В первых письмах из тюрьмы, когда никто не знал, сколько он будет томиться, а сам он жил яркими впечатлениями последних дней на воле, его подчиняла себе инерция свободной жизни. Все помыслы еще там, в городе ткачей, в кругу близких и дорогих людей. Каждая весточка оттуда — событие, каждое свидание — и радость и отчаяние.
Приезжала Саня Домская с подружкой Таней (Тимофеевой). Девушки добились свидания: разговор при стражнике, через решетку. Поздоровались, передали приветы — скованно, с оглядкой, разговор получился скомканный, и уже надо прощаться. И он хорош: ничего не успел сказать, о чем думалось!
Но при каждом новом свидании становился он разговорчивее, и товарищи вскоре узнали, что с ним сделали при аресте. Он пытался это подать в виде шутки, но никому не хотелось смеяться. «Что касается нашего физического состояния, то мы оба находимся в вожделенном здравии, если не считать… некоторых изменений, происшедших с моей физиономией: изменения эти сводятся, во-1-х, к тому, что 2 зуба отказываются до сих пор занять предназначенное им природой место и выполнять предопределенные судьбой обязанности (причиной этого прискорбного обстоятельства по объяснению одного стражника было его задушевнейшее желание утереть мой разбитый нос своими перстами), а во-2-х, легонького раздвоения моего благородного носа на 2 части под влиянием далеко неблагородного прикосновения ружейного приклада».

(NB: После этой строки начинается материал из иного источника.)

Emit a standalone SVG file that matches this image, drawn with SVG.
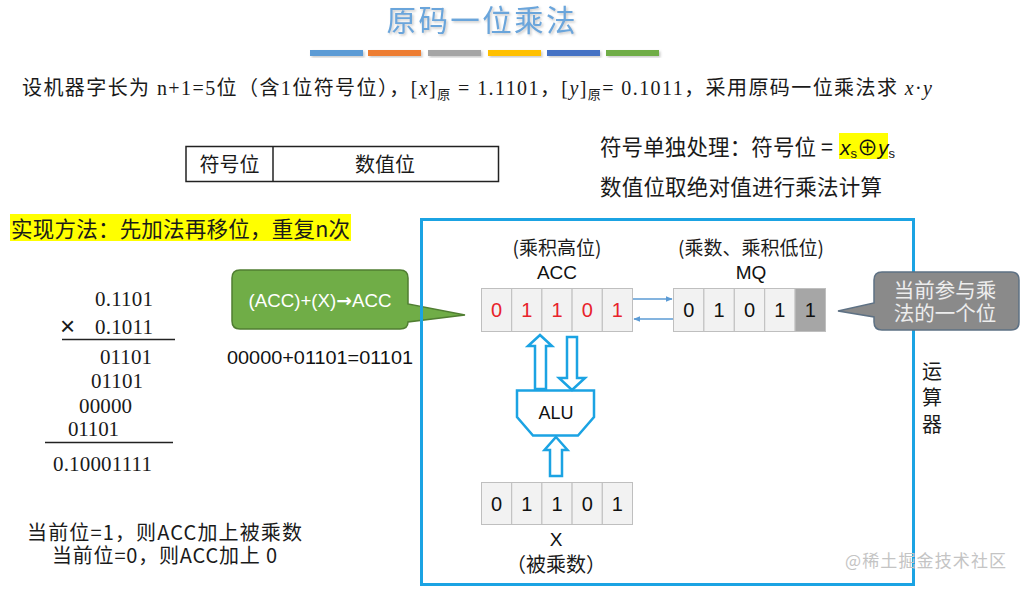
<svg xmlns="http://www.w3.org/2000/svg" width="1022" height="589" viewBox="0 0 1022 589">
<style>
.cjk{font-family:"Noto Sans CJK SC","Liberation Sans",sans-serif;fill:#1a1a1a}
.ser{font-family:"Liberation Serif","Noto Sans CJK SC",serif;fill:#1a1a1a}
.san{font-family:"Liberation Sans","Noto Sans CJK SC",sans-serif;fill:#111}
.cell{fill:#F2F2F2;stroke:#BFBFBF;stroke-width:1}
.dark{fill:#A6A6A6;stroke:#BFBFBF;stroke-width:1}
.dig{font-family:"Liberation Sans",sans-serif;font-size:20px;text-anchor:middle}
.red{fill:#E8232B}
.hol{fill:#fff;stroke:#1BA3E3;stroke-width:2.5;stroke-linejoin:miter}
.thin{stroke:#5B9BD5;stroke-width:1.6;fill:none}
.mid{text-anchor:middle}
</style>
<defs>
<marker id="ah" viewBox="0 0 10 10" refX="9" refY="5" markerWidth="7" markerHeight="7" orient="auto" markerUnits="userSpaceOnUse">
<path d="M0,1 L10,5 L0,9 Z" fill="#5B9BD5"/>
</marker>
<filter id="sh" x="-10%" y="-30%" width="120%" height="160%">
<feDropShadow dx="1.5" dy="1.5" stdDeviation="0.8" flood-color="#888" flood-opacity="0.45"/>
</filter>
</defs>
<rect width="1022" height="589" fill="#fff"/>

<g id="title">
<text x="481" y="30.5" class="mid" font-family="Noto Sans CJK SC,sans-serif" font-size="29.5" fill="#6AA5DB" textLength="189" lengthAdjust="spacing" filter="url(#sh)">原码一位乘法</text>
</g>

<g id="bars" filter="url(#sh)">
<rect x="310" y="50" width="53" height="6" fill="#5B9BD5"/>
<rect x="368" y="50" width="53" height="6" fill="#ED7D31"/>
<rect x="428" y="50" width="53" height="6" fill="#A5A5A5"/>
<rect x="488" y="50" width="53" height="6" fill="#FFC000"/>
<rect x="547" y="50" width="53" height="6" fill="#4472C4"/>
<rect x="606" y="50" width="53" height="6" fill="#70AD47"/>
</g>

<g id="statement">
<text x="22" y="95" class="ser" font-size="20" textLength="910" lengthAdjust="spacing">设机器字长为 n+1=5位（含1位符号位），[<tspan font-style="italic">x</tspan>]<tspan font-size="13" dy="4">原</tspan><tspan dy="-4"> = 1.1101，[</tspan><tspan font-style="italic">y</tspan>]<tspan font-size="13" dy="4">原</tspan><tspan dy="-4">= 0.1011，采用原码一位乘法求 </tspan><tspan font-style="italic">x</tspan>·<tspan font-style="italic">y</tspan></text>
</g>

<g id="format-table">
<rect x="186" y="146.5" width="312.5" height="35" fill="#fff" stroke="#222" stroke-width="1.5"/>
<line x1="273" y1="146.5" x2="273" y2="181.5" stroke="#222" stroke-width="1.5"/>
<text x="229.5" y="172" class="cjk mid" font-size="20">符号位</text>
<text x="385" y="172" class="cjk mid" font-size="20">数值位</text>
</g>

<g id="sign-notes">
<rect x="839" y="133" width="49" height="26" fill="#FFFF00"/>
<text x="600" y="155" class="cjk" font-size="21.5" textLength="233" lengthAdjust="spacing">符号单独处理：符号位 =</text>
<text x="840" y="155" class="san" font-size="21"><tspan font-style="italic">x</tspan><tspan font-size="13" dy="3">s</tspan><tspan dy="-3">⊕</tspan><tspan font-style="italic">y</tspan><tspan font-size="13" dy="3">s</tspan></text>
<text x="600" y="194.5" class="cjk" font-size="21.5" textLength="282" lengthAdjust="spacing">数值位取绝对值进行乘法计算</text>
</g>

<g id="method">
<rect x="10" y="214" width="341" height="27" fill="#FFFF00"/>
<text x="11" y="237" class="cjk" font-size="21.5" textLength="339" lengthAdjust="spacing">实现方法：先加法再移位，重复n次</text>
</g>

<g id="hand-calc" class="ser" font-size="21">
<text x="95" y="306" textLength="58">0.1101</text>
<text x="60" y="335" font-family="Liberation Sans,sans-serif" font-size="26">×</text>
<text x="95" y="334" textLength="58">0.1011</text>
<line x1="62" y1="339.5" x2="175" y2="339.5" stroke="#222" stroke-width="1.3"/>
<text x="100" y="364" textLength="52">01101</text>
<text x="91" y="388" textLength="52">01101</text>
<text x="79" y="413" textLength="53">00000</text>
<text x="68" y="436" textLength="51">01101</text>
<line x1="45" y1="442.5" x2="173" y2="442.5" stroke="#222" stroke-width="1.3"/>
<text x="53" y="471" textLength="99">0.10001111</text>
</g>

<g id="rules">
<text x="27" y="540" class="cjk" font-size="20" textLength="275" lengthAdjust="spacing">当前位=1，则ACC加上被乘数</text>
<text x="52" y="563" class="cjk" font-size="20" textLength="225" lengthAdjust="spacing">当前位=0，则ACC加上 0</text>
</g>

<g id="add-callout">
<path d="M240,270 H400 Q408,270 408,278 V304 L465,315 L408,322 Q408,329 400,329 H240 Q232,329 232,321 V278 Q232,270 240,270 Z" fill="#70AD47" stroke="#507E32" stroke-width="1.5"/>
<text x="320" y="306.5" class="mid" font-family="Liberation Sans,sans-serif" font-size="18.5" fill="#fff" textLength="143" lengthAdjust="spacingAndGlyphs">(ACC)+(X)<tspan font-family="DejaVu Sans,sans-serif" font-weight="bold">→</tspan>ACC</text>
</g>

<g id="add-example">
<text x="227" y="364" class="san" font-size="18" textLength="186" lengthAdjust="spacingAndGlyphs">00000+01101=01101</text>
</g>

<g id="alu-unit">
<rect x="421.5" y="219.5" width="492" height="365" fill="none" stroke="#1BA3E3" stroke-width="3"/>
<text x="932" y="379" class="cjk mid" font-size="20">运</text>
<text x="932" y="405" class="cjk mid" font-size="20">算</text>
<text x="932" y="432" class="cjk mid" font-size="20">器</text>
</g>

<g id="acc">
<text x="557" y="255" class="cjk mid" font-size="19">(乘积高位)</text>
<text x="557" y="279" class="san mid" font-size="19">ACC</text>
<rect class="cell" x="481.5" y="288.5" width="30.2" height="43"/>
<rect class="cell" x="511.7" y="288.5" width="30.2" height="43"/>
<rect class="cell" x="541.9" y="288.5" width="30.2" height="43"/>
<rect class="cell" x="572.1" y="288.5" width="30.2" height="43"/>
<rect class="cell" x="602.3" y="288.5" width="30.2" height="43"/>
<g class="dig red">
<text x="496.6" y="317">0</text><text x="526.8" y="317">1</text><text x="557" y="317">1</text><text x="587.2" y="317">0</text><text x="617.4" y="317">1</text>
</g>
</g>

<g id="mq">
<text x="751" y="255" class="cjk mid" font-size="19">(乘数、乘积低位)</text>
<text x="751" y="279" class="san mid" font-size="19">MQ</text>
<rect class="cell" x="673.5" y="288.5" width="30.4" height="43"/>
<rect class="cell" x="703.9" y="288.5" width="30.4" height="43"/>
<rect class="cell" x="734.3" y="288.5" width="30.4" height="43"/>
<rect class="cell" x="764.7" y="288.5" width="30.4" height="43"/>
<rect class="dark" x="795.1" y="288.5" width="30.4" height="43"/>
<g class="dig" fill="#111">
<text x="688.7" y="317">0</text><text x="719.1" y="317">1</text><text x="749.5" y="317">0</text><text x="779.9" y="317">1</text><text x="810.3" y="317">1</text>
</g>
</g>

<g id="alu">
<path class="hol" d="M517,390.5 H594 V417 L578,435.5 H533 L517,417 Z"/>
<text x="556" y="419" class="san mid" font-size="18">ALU</text>
</g>

<g id="x-reg">
<rect class="cell" x="481.5" y="482.5" width="30.2" height="42"/>
<rect class="cell" x="511.7" y="482.5" width="30.2" height="42"/>
<rect class="cell" x="541.9" y="482.5" width="30.2" height="42"/>
<rect class="cell" x="572.1" y="482.5" width="30.2" height="42"/>
<rect class="cell" x="602.3" y="482.5" width="30.2" height="42"/>
<g class="dig" fill="#111">
<text x="496.6" y="511">0</text><text x="526.8" y="511">1</text><text x="557" y="511">1</text><text x="587.2" y="511">0</text><text x="617.4" y="511">1</text>
</g>
<text x="556" y="546" class="san mid" font-size="19">X</text>
<text x="556" y="572" class="cjk mid" font-size="20">（被乘数）</text>
</g>

<g id="connectors">
<line class="thin" x1="633" y1="299" x2="672" y2="299" marker-end="url(#ah)"/>
<line class="thin" x1="673" y1="319" x2="634" y2="319" marker-end="url(#ah)"/>
<path class="hol" d="M540,335 L552,346 H546 V389 H535 V346 H528 Z"/>
<path class="hol" d="M567,337 H577 V378 H585 L572,390 L559,378 H567 Z"/>
<path class="hol" d="M556,437 L567.5,450 H562 V476 H550 V450 H544.5 Z"/>
</g>

<g id="bit-callout">
<path d="M882,272 H1011 Q1019,272 1019,280 V322 Q1019,330 1011,330 H882 Q874,330 874,322 V317 L838,311 L874,303 V280 Q874,272 882,272 Z" fill="#8A8A8A" stroke="#5E7184" stroke-width="1.5"/>
<text x="945" y="298" class="mid" font-family="Noto Sans CJK SC,sans-serif" font-size="20.5" fill="#EDEDED">当前参与乘</text>
<text x="945" y="321" class="mid" font-family="Noto Sans CJK SC,sans-serif" font-size="20.5" fill="#EDEDED">法的一个位</text>
</g>

<g id="watermark">
<text x="845" y="567" font-family="Noto Sans CJK SC,sans-serif" font-size="17" fill="#C4C4C4" textLength="161" lengthAdjust="spacing">@稀土掘金技术社区</text>
</g>
</svg>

Не унывая, писал он о том, что обвиняется «всего по следующим статьям: 126-й (1-й и 2-й пункты), 127, 129, 103, 132-й и еще какой-то. Словом, целая серия; хватит с меня. Особенными «приятностями» улыбается мне 2-й пункт 126-й ст. (принадлежность к боевой организации и руководство боевыми выступлениями); тут пахнет военно-ок(ружным) судом и каторжными работами».
Да, статьи были серьезные, и Арсений хорошо изучил их на досуге. За принадлежность к партии большевиков давали щедро: не менее четырех лет каторжных работ. За попытку низвергнуть существующий строй — полагалась каторга без срока. А за вооруженное восстание приговаривали к смертной казни на виселице.
Павлу Гусеву он внушил: держаться из последних сил, чтобы не попасть под действие самых страшных статей. Такое напоминание не было лишним: Павел позабыл отправить письмо Арсения к брату Константину. А это письмо, изъятое при аресте, выдавало Фрунзе с головой и раскрывало его инкогнито.
Однако, получив в свои руки это письмо и выслушав признание Фрунзе о его истинной фамилии и студенческом положении, следователь усмотрел мистификацию. И попросил назвать человек пять-шесть, которые бы удостоверили, что шуйский Арсений — Борис Константинович Точайский — и Михаил Васильевич Фрунзе суть одно лицо.
По каким-то соображениям он назвал профессора Петербургского политехнического института Иванюкова, с которым не был близок. И в очередном письме посмеялся над своей придумкой: «Будь я трижды проклят, если только уважаемого профессора не хватит кондрашка, когда его потянут во Владимир для удостоверения моей личности. Что же поделаешь! Видно так богу угодно! «Никто, как он, батюшка!» — как говорил один палач, вздергивая на виселицу слезоточивого патера».